There’s plenty more to Doncaster’s history than we are letting on in our few sentences here alone – which is why it is all the more worthwhile you dive into the culture and history of the town yourself.
Conisbrough Castle, for example, is still open to the public and still stands as an English Heritage site, meaning that it is protected for centuries to come.
This majestic fortress has stood here since the 12th century – a truly marvellous relic that’s one of the iconic landmarks of the wider Doncaster area.
Brodsworth Hall and Gardens
While on the subject of history – and while blending in with ideas of things for all the family to do while visiting Doncaster – the majestic Brodsworth Hall and its fabulous gardens are always worthy of a visit.
While many may assume Doncaster to merely be a working-class Yorkshire town, famed for its markets, it has touches of decadence and Victorian splendour, too – and thanks to Charles Thellusson, this now open home offers visitors the chance to sample and marvel at opulent Victorian living standards which have all but disappeared thanks to the passage of time.
The last person to live here was Sylvia Grant-Dalton – who passed away in 1988 – and, since then, her home has been restored to the full Victorian standards you’d come to expect.
Restoration and renovation of Brodsworth Hall has taken place relatively recently, though there has been care taken to preserve a number of touches and features throughout the home to show decades of use.
Take a closer look at the grand kitchen suite and scullery, complete with housekeeper’s chair – or step back in time by taking a look at some of the standards and relics left behind by the Thellusson family over the decades. Thellusson’s family lived and thrived here for well over a century!
Beyond the main house, there are of course the gardens – full of colourful displays and statues – as well as a traditional tearoom and outdoor terrace for you to enjoy at your leisure.
It’s also home to plenty of events throughout the year, too!
Key Things to See
Beyond the majesty of Brodsworth Hall and Gardens, there are of course many more sites of interest and exciting things to do for the whole family to enjoy here in Doncaster – and into the wider area.
Boston Park Farm and Maize Maze
Here are just a few of the more fascinating finds you’ll discover on your trip here.
Boston Park Farm is a great family day out – whether you’re petting and feeding the farm animals on site, or if you’re taking on the famous maize maze, there’s plenty for you to see and do here when the weather is fine.
The maze changes shape every year – and each October, that year’s maze is harvested to help feed the local animals!
Yorkshire Wildlife Park
If you are a big animal lover and want to see more exotic beasts beyond Boston Park Farm, Doncaster is also home to the wildly popular Yorkshire Wildlife Park.
Open all year with a colossal 70 acres of land, a Safari Village and a variety of rare animals and critters – such as endangered black rhinos, polar bears, leopards and meerkats – it’s great to get up close to see some majestic wildlife. Thankfully, Doncaster has you more than covered!
Doncaster Museum and Art Gallery
Coming back to talking about the town’s rich history – the museum and art gallery here really has it all in a grandiose package!

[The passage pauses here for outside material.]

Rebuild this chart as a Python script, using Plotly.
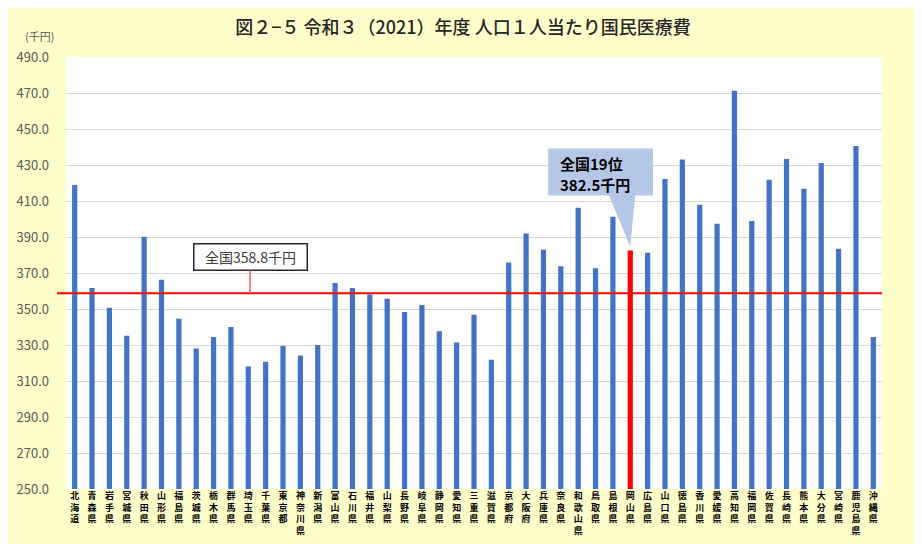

An absolute must for anyone looking to learn more about the town and to get up close and personal with some genuine items and artefacts left behind from decades and centuries past, the museum – and the art gallery beyond – are well worth taking in as part of any Doncaster day out!
The Trans Pennine Trail
This huge stretching trail is the perfect walk, canter or ride for locals and visitors alike – spanning all the way from Southport to Hornsea, Doncaster intervenes along the way on a 215 mile (346km) journey – a bit of a trek for most people, but a fascinating walk through the great outdoors all the same!
The trail splits off towards York, Leeds and Chesterfield, and it’s always well-signposted – a nice easy walk for as far as you can handle – though we wouldn’t ever recommend taking on the whole trail in one go! Split away from Doncaster and get back to nature a while!
Whether you are a seasonal horse racing enthusiast or just someone who loves a great day out, Doncaster has one of the world oldest racing festival every year. The St Leger.
Started in 1776 it’s one of the town’s biggest tourist attractions every year with punters flying in from all over the world.
There is plenty more to see and do in Doncaster, so why not head to the town and make your own memories.